Penn National is a smart company. I worked near Harrisburg in the late 90's, and couldn't understand why they kept operating a dead race track for years. Now I see that it's called Hollywood Casino and Racetrack, and I'm sure they are making a pretty penny off all the little old ladies, and still nearly nothing from the track.
I think they can do well in Vegas-They bought the beautiful "M"
debt for a pittance, and I'm sure they will guide it to success. WTG, Penn National.
I thought CityCenter was supposed to bring renewed life back to Vegas?
The wise fact that Penn National Gaming decided not to outbid Carl Icahn shows that it is a well run company with sensible owners.
It is a shame, however, that the Fontainebleu was eventually purchased by just an investor. It continues to sit as an eyesore dragging down the foot traffic to the nearby casinos.
The foreign bank owner of the Cosmopolitan has demonstrated, by completing and getting ready to open that hotel/casino, that foreigners can actually care more about the image of Las Vegas than home-grown American capitalists like Mr. Icahn.
If Mr. Icahn had no intention of completing and opening the Fontainbleu, he should have kept his greedy hands off the bidding button for the good of the City.

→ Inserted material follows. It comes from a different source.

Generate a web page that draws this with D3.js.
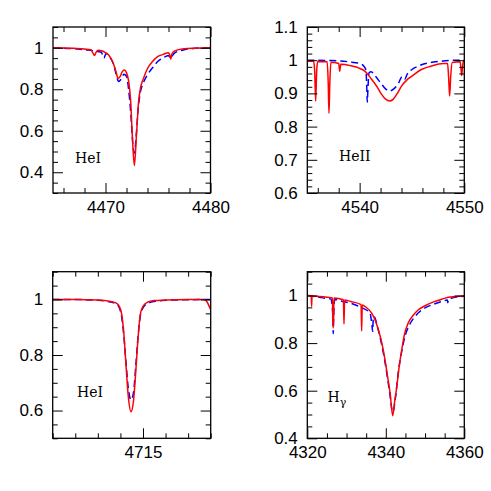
<!DOCTYPE html>
<html><head><meta charset="utf-8">
<script src="https://cdn.jsdelivr.net/npm/d3@7/dist/d3.min.js"></script>
<style>body{margin:0;background:#fff}</style>
</head><body><svg id="c" width="491" height="491"></svg>
<script>
// ---------- data: [wavelength (Å), normalised flux] ----------
const heI4471Red = [[4465,1.0],[4466,0.999],[4467,0.997],[4468,0.994],[4468.6,0.99],[4468.8,0.975],[4468.95,0.963],[4469.1,0.978],[4469.3,0.988],[4469.7,0.984],[4469.95,0.978],[4470.3,0.965],[4470.7,0.93],[4471.0,0.885],[4471.2,0.852],[4471.4,0.862],[4471.6,0.885],[4471.8,0.893],[4472.0,0.88],[4472.2,0.84],[4472.4,0.74],[4472.55,0.58],[4472.75,0.432],[4472.95,0.58],[4473.15,0.74],[4473.35,0.81],[4473.6,0.85],[4474.0,0.9],[4474.5,0.935],[4475.0,0.958],[4475.5,0.968],[4476.0,0.976],[4476.12,0.965],[4476.22,0.945],[4476.32,0.97],[4476.6,0.985],[4477.5,0.995],[4478.5,0.998],[4480,1.0]];
const heI4471Blue = [[4465,1.0],[4466,0.998],[4467,0.995],[4468,0.99],[4468.9,0.985],[4469.6,0.978],[4469.85,0.95],[4470.05,0.972],[4470.4,0.955],[4470.8,0.915],[4471.0,0.875],[4471.25,0.837],[4471.5,0.85],[4471.75,0.872],[4472.0,0.862],[4472.2,0.8],[4472.4,0.69],[4472.6,0.54],[4472.75,0.493],[4472.9,0.56],[4473.1,0.7],[4473.3,0.78],[4473.6,0.83],[4474.0,0.87],[4474.5,0.905],[4475.0,0.935],[4475.5,0.952],[4476.0,0.963],[4476.2,0.948],[4476.35,0.96],[4476.6,0.975],[4477.5,0.99],[4478.5,0.997],[4480,1.0]];

const heII4542Red = [[4535,0.997],[4535.6,0.997],[4535.7,0.97],[4535.8,0.877],[4535.9,0.97],[4536.0,0.996],[4536.9,0.995],[4537.0,0.93],[4537.07,0.84],[4537.15,0.93],[4537.25,0.994],[4538.0,0.99],[4538.1,0.967],[4538.2,0.988],[4538.6,0.987],[4539.2,0.983],[4539.9,0.977],[4540.5,0.967],[4541.15,0.942],[4541.7,0.918],[4542.1,0.897],[4542.5,0.882],[4542.85,0.877],[4543.2,0.882],[4543.6,0.9],[4544.0,0.922],[4544.5,0.94],[4545.0,0.952],[4545.9,0.972],[4546.8,0.982],[4548.0,0.99],[4548.4,0.99],[4548.5,0.95],[4548.6,0.892],[4548.7,0.95],[4548.85,0.993],[4549.6,0.995],[4549.68,0.975],[4549.75,0.954],[4549.82,0.975],[4549.9,0.997],[4550,0.997]];
const heII4542Blue = [[4535,1.0],[4536,1.0],[4537,0.999],[4538,0.998],[4539,0.995],[4540,0.99],[4540.4,0.982],[4540.6,0.97],[4540.67,0.93],[4540.73,0.874],[4540.8,0.92],[4540.9,0.962],[4541.1,0.965],[4541.5,0.952],[4542.0,0.932],[4542.5,0.913],[4542.85,0.907],[4543.2,0.912],[4543.7,0.93],[4544.05,0.95],[4544.3,0.942],[4544.55,0.958],[4545.0,0.972],[4545.6,0.982],[4546.3,0.99],[4547.2,0.995],[4548.2,0.998],[4549,1.0],[4550,1.0]];

const heI4713Red = [[4711,1.0],[4712,1.0],[4713,0.998],[4713.5,0.994],[4713.8,0.988],[4713.95,0.975],[4714.05,0.95],[4714.15,0.88],[4714.25,0.76],[4714.35,0.65],[4714.47,0.596],[4714.58,0.635],[4714.68,0.74],[4714.78,0.86],[4714.88,0.945],[4715.0,0.975],[4715.2,0.99],[4715.5,0.996],[4716,0.998],[4717,1.0],[4717.7,1.0],[4717.85,0.99],[4717.95,0.972],[4718,0.964]];
const heI4713Blue = [[4711,1.0],[4712,1.0],[4713,0.997],[4713.5,0.992],[4713.8,0.985],[4713.95,0.97],[4714.05,0.94],[4714.15,0.87],[4714.25,0.77],[4714.35,0.68],[4714.47,0.638],[4714.58,0.665],[4714.68,0.76],[4714.78,0.865],[4714.88,0.94],[4715.0,0.97],[4715.2,0.985],[4715.5,0.993],[4716,0.997],[4717,0.999],[4718,1.0]];

const hGammaRed = [[4320,1.0],[4321.0,0.999],[4321.1,0.954],[4321.2,0.998],[4324,0.995],[4326.4,0.99],[4326.5,0.9],[4326.6,0.863],[4326.7,0.9],[4326.8,0.989],[4329.2,0.982],[4329.35,0.88],[4329.5,0.981],[4331,0.975],[4333.7,0.962],[4333.85,0.851],[4334.0,0.96],[4335,0.95],[4336.4,0.926],[4337.2,0.9],[4338.1,0.856],[4339,0.8],[4339.8,0.73],[4340.5,0.655],[4341.1,0.59],[4341.75,0.495],[4342.3,0.56],[4342.8,0.617],[4343.4,0.7],[4344.05,0.771],[4344.8,0.84],[4345.7,0.884],[4347,0.917],[4348.3,0.94],[4350,0.957],[4351.7,0.97],[4353.5,0.98],[4355.1,0.989],[4357.5,0.995],[4360,0.998]];
const hGammaBlue = [[4320,1.0],[4322,0.995],[4324,0.99],[4326,0.985],[4326.5,0.92],[4326.6,0.84],[4326.75,0.93],[4327,0.983],[4329,0.975],[4330,0.972],[4332,0.962],[4334,0.948],[4336,0.925],[4336.5,0.87],[4336.65,0.849],[4336.8,0.9],[4337,0.912],[4338,0.86],[4339,0.79],[4340,0.7],[4341,0.59],[4341.75,0.51],[4342.5,0.575],[4343.2,0.68],[4344,0.76],[4345,0.835],[4346,0.875],[4348,0.922],[4350,0.948],[4352,0.962],[4354,0.974],[4355.7,0.981],[4355.8,0.97],[4355.9,0.981],[4357,0.99],[4360,0.997]];

// ---------- axis tick labels ----------
const xLabels1 = [4470, 4480];
const yLabels1 = [0.4, 0.6, 0.8, 1.0];
const xLabels2 = [4540, 4550];
const yLabels2 = [0.6, 0.7, 0.8, 0.9, 1.0, 1.1];
const xLabels3 = [4715];
const yLabels3 = [0.6, 0.8, 1.0];
const xLabels4 = [4320, 4340, 4360];
const yLabels4 = [0.4, 0.6, 0.8, 1.0];
const panelNames = ["HeI", "HeII", "HeI", "H"];

// ---------- layout ----------
const panels = [
  {left:53, top:27, w:157.5, h:166, xd:[4465,4480], yd:[0.3,1.1], xMaj:xLabels1, xMin:2, yMaj:yLabels1, yMin:0.05,
   red:heI4471Red, blue:heI4471Blue, name:panelNames[0], lx:75, ly:163},
  {left:307.3, top:27, w:157, h:166, xd:[4535,4550], yd:[0.6,1.1], xMaj:xLabels2, xMin:2, yMaj:yLabels2, yMin:0.02,
   red:heII4542Red, blue:heII4542Blue, name:panelNames[1], lx:339, ly:161},
  {left:52.7, top:271.7, w:158, h:166.6, xd:[4711,4718], yd:[0.5,1.1], xMaj:xLabels3, xMin:1, yMaj:yLabels3, yMin:0.05,
   red:heI4713Red, blue:heI4713Blue, name:panelNames[2], lx:77, ly:397},
  {left:307.3, top:271.7, w:157, h:166.6, xd:[4320,4360], yd:[0.4,1.1], xMaj:xLabels4, xMin:5, yMaj:yLabels4, yMin:0.05,
   red:hGammaRed, blue:hGammaBlue, name:panelNames[3], lx:327.5, ly:402, sub:"γ"}
];

const svg = d3.select("#c");
const fmt = d => String(+(+d).toFixed(2));
const TICKFONT = "Liberation Sans, Arial, sans-serif";
const LABELFONT = "DejaVu Serif";

function minorTicks(dom, step, majors) {
  const out = [];
  const s = Math.ceil(dom[0]/step - 1e-9), e = Math.floor(dom[1]/step + 1e-9);
  for (let i = s; i <= e; i++) {
    const v = +(i*step).toFixed(4);
    if (!majors.some(m => Math.abs(m - v) < 1e-6)) out.push(v);
  }
  return out;
}

panels.forEach((p, i) => {
  const g = svg.append("g").attr("transform", `translate(${p.left},${p.top})`);
  const x = d3.scaleLinear().domain(p.xd).range([0, p.w]);
  const y = d3.scaleLinear().domain(p.yd).range([p.h, 0]);

  const clipId = "clip" + i;
  g.append("clipPath").attr("id", clipId).append("rect").attr("width", p.w).attr("height", p.h);

  const line = d3.line().x(d => x(d[0])).y(d => y(d[1])).curve(d3.curveMonotoneX);
  const lines = g.append("g").attr("clip-path", `url(#${clipId})`);
  lines.append("path").datum(p.blue).attr("d", line).attr("fill", "none")
    .attr("stroke", "#0000ff").attr("stroke-width", 1.5).attr("stroke-dasharray", "7,4");
  lines.append("path").datum(p.red).attr("d", line).attr("fill", "none")
    .attr("stroke", "#ff0000").attr("stroke-width", 1.5);

  const xMinV = minorTicks(p.xd, p.xMin, p.xMaj);
  const yMinV = minorTicks(p.yd, p.yMin, p.yMaj);

  const styleAxis = sel => {
    sel.select(".domain").remove();
    sel.selectAll("line").attr("stroke", "#000").attr("stroke-width", 1);
    sel.attr("font-family", TICKFONT).attr("font-size", 17);
    sel.selectAll("text").attr("fill", "#000");
  };

  // bottom
  g.append("g").attr("transform", `translate(0,${p.h})`)
    .call(d3.axisBottom(x).tickValues(p.xMaj).tickSizeInner(-10).tickSizeOuter(0).tickPadding(7.5).tickFormat(fmt)).call(styleAxis);
  g.append("g").attr("transform", `translate(0,${p.h})`)
    .call(d3.axisBottom(x).tickValues(xMinV).tickSizeInner(-5).tickSizeOuter(0).tickFormat("")).call(styleAxis);
  // top
  g.append("g").call(d3.axisTop(x).tickValues(p.xMaj).tickSizeInner(-10).tickSizeOuter(0).tickFormat("")).call(styleAxis);
  g.append("g").call(d3.axisTop(x).tickValues(xMinV).tickSizeInner(-5).tickSizeOuter(0).tickFormat("")).call(styleAxis);
  // left
  g.append("g").call(d3.axisLeft(y).tickValues(p.yMaj).tickSizeInner(-10).tickSizeOuter(0).tickPadding(9.5).tickFormat(fmt)).call(styleAxis);
  g.append("g").call(d3.axisLeft(y).tickValues(yMinV).tickSizeInner(-5).tickSizeOuter(0).tickFormat("")).call(styleAxis);
  // right
  g.append("g").attr("transform", `translate(${p.w},0)`)
    .call(d3.axisRight(y).tickValues(p.yMaj).tickSizeInner(-10).tickSizeOuter(0).tickFormat("")).call(styleAxis);
  g.append("g").attr("transform", `translate(${p.w},0)`)
    .call(d3.axisRight(y).tickValues(yMinV).tickSizeInner(-5).tickSizeOuter(0).tickFormat("")).call(styleAxis);

  // frame
  g.append("rect").attr("width", p.w).attr("height", p.h).attr("fill", "none")
    .attr("stroke", "#000").attr("stroke-width", 1.3);

  // label
  const t = svg.append("text").attr("x", p.lx).attr("y", p.ly)
    .attr("font-family", LABELFONT).attr("font-size", 14).attr("fill", "#000").text(p.name);
  if (p.sub) t.append("tspan").attr("dy", 4).attr("font-size", 11).text(p.sub);
});
</script>
</body></html>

Your right, Carl Icahn is now a squatter in regards to the non-activity at the Fontainbleu construction site. Deutsch Bank has deep pockets and can to things an investor cannot.
It sounds like the Penn National management team is not ready to compete in the Las Vegas casino arena. Plus, Fontainbleu is not the project to make your Las Vegas entry.
Ouch!! Finally someone from the gaming sector willing to tell it like it is ... MGM's City Center would be like Fountain Blue had it not been for a well placed campaign contribution for a Senator.
City Center was an ill conceived idea made from people who are paid to attend meetings about things they have have no clue on.
I'm sure Carl would sell it to them for the right price,since he's not gonna open it.
Penn is smart not to have bought this. It would have ruined their company. But Carl is also smart to have bought it at the rock bottom price. Now he can almost recoup his cost by tearing it down and recycling the material. And then he'll have a prime piece of LV real estate when the economy comes back in 10 years or so for virtually nothing.